The obvious assumption is that Apple will start putting the logo on products again. However, while the draw of nostalgia is obvious, the old logo doesn’t exactly fit the design and colors of many of the company’s current device lineup. We all know that Apple is super particular when it comes to design and how things look. In fact, the logo was changed from the rainbow to something simpler and cleaner for that very reason.
Considering the obvious tie to the past, I agree with Joe Rossingnal of MacRumors that the Mac is the most likely product to see a rainbow logo revival. He also mentions the potential of a special edition iPhone or iPad, which also makes a lot of sense. We know from years of (PRODUCT) RED tie-ins that Apple has no problem cranking out one-off devices in unique colors.
I also wouldn’t be surprised to see Apple use this logo on cases and Watch bands. This is a low risk way to allow fans of the old design to use it when they see fit, rather than buying a device with an attention-gabbing logo that is permanently attached. This would also give Apple a way to design around the rainbow color scheme in a way that makes sense. Speaking for myself, I have absolutely no desire to buy a device with a rainbow logo, but I would definitely purchase a case or band with one to add a little variety.
While this rumor needs to be taken with a grain of salt, there is certainly enough smoke around to think there is some fire here. Apple did renew their trademark on the old logo earlier this year. They still sell shirts, hats and other mech with the old logo, as well. More recently, Jony Ive used the rainbow colors for a stage set up for a Lady Gaga concert at Apple Park to celebrate the official opening of the facility. Ive also used the colors in some areas of the building, such as some stairs and walkways. These recent uses of the old color scheme certainly shows that Apple has some interest in reviving this branding.
The real question is, does Apple have enough interest in a trip down memory lane to put this older logo on new hardware, or is this just a passing phase that comes and goes with the beginnings of Apple Park? Who knows? Then there is also the matter of only Ive’s departure to consider. While he may continue to be involved in the design of some Apple products going forward, he is no longer calling the shots. Will that make a difference?

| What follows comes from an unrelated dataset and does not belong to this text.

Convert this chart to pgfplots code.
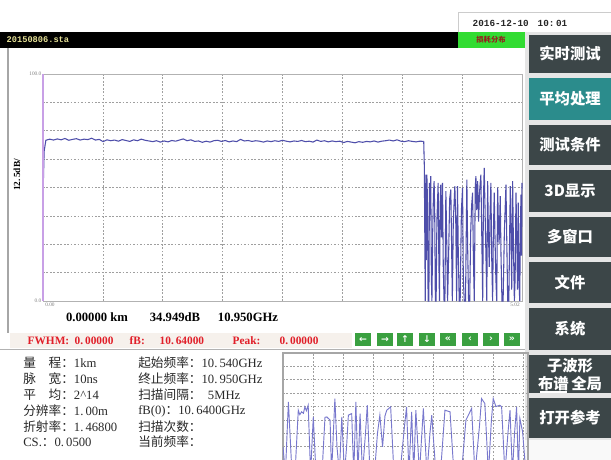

We don’t have enough track record of the new regime operating on their own to know how they will approach things going forward. In fact, whether or not the old logo is used, and if so, where and how it is used, will be an interesting early litmus test of how they are going to mange things without him. While most of the existing product designs are probably locked in for a few years, this may be a fresh, new way for them to express their own style. While I don’t really care either way whether Apple uses their old logo on products going forward, I am looking forward to seeing how things unfold with it as a potential window into the future.